It’s the 21st Century – What Did You Expect?

Does the term “intelligent agent” bring to mind an image of a government operative carrying out less-than-wholesome activities in foreign lands? Do you think a “wearable computer” is a device that has been engineered to withstand coffee spills and forceful two-finger keyboard pecking? Can an “adaptive room” be created by placing a small refrigerator next to the lazy-boy chair in the family room? If you answered “yes” to any of these questions, do not tell your network administrator.

At the APS Annual Convention in Atlanta, Lori Foster Thompson, East Carolina University, explored the importance of psychological research into changing technologies in her invited address, “Computer-Supported Collaboration and the Future of Work.”

Thompson’s research focuses on understanding individual, team, and organizational reactions to emerging technologies, such as intelligent agents, wearable computers, and adaptive rooms, and to determine how psychologists can guide the implementation of these emerging technologies into organizations.

According to Thompson, the psychological community needs to take a proactive role in facilitating the successful implementation of these technologies rather than reacting to problems later on. A cursory search through any psychological database will reveal an abundance of current studies focused on identifying palliatives for unforeseen problems arising from the implementation of desk-top computers, the internet, and e-mail; technologies that are “old news.”

New technologies create new dilemmas. Will workers trust “intelligent agents,” a program that works continually in the background to learn, take initiative, and make inferences about appropriate courses of action. These capabilities allow “intelligent agent” technologies to perform tasks as mundane as scheduling appointments for busy scholars, and as extraordinary as being the arbiter of military force.

A “wearable computer” is more portable and less bulky than a laptop computer. It is so portable that it promises to be able to scan a person’s image, instantaneously download information about that individual, and provide the information on a visual “heads-up” display discretely concealed in a fashionable pair of wayfarers. What happens when an individual’s “wearable computer” crashes? Will people rely on them too much?

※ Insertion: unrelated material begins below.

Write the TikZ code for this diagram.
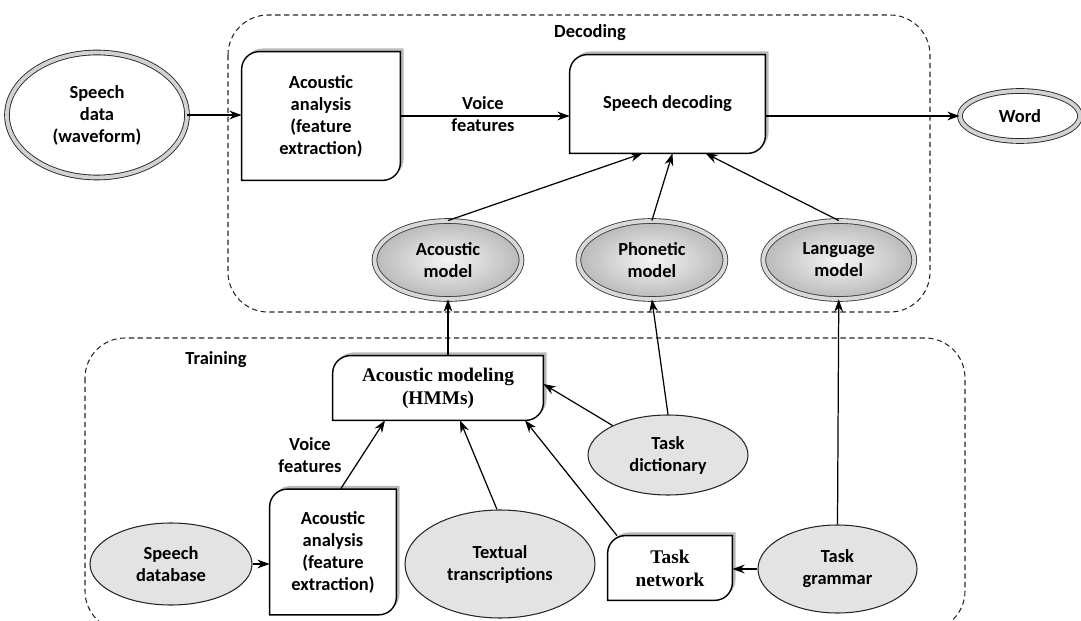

How will employees react to wearing sensors in an “adaptive room,” a virtual environment that dynamically adjusts to workers’ needs by continually monitoring and adjusting the environment to meet a team’s physical and cognitive workflow requirements? What about on a larger scale, in a “cooperative building?”

Preemptive investigations into these and other potential issues will allow psychologists to maintain a prominent role in guiding organizations that are adopting new technologies, and insure that an organization’s human recourses are prepared to welcome the arrival of the next wave of performance enhancing technologies.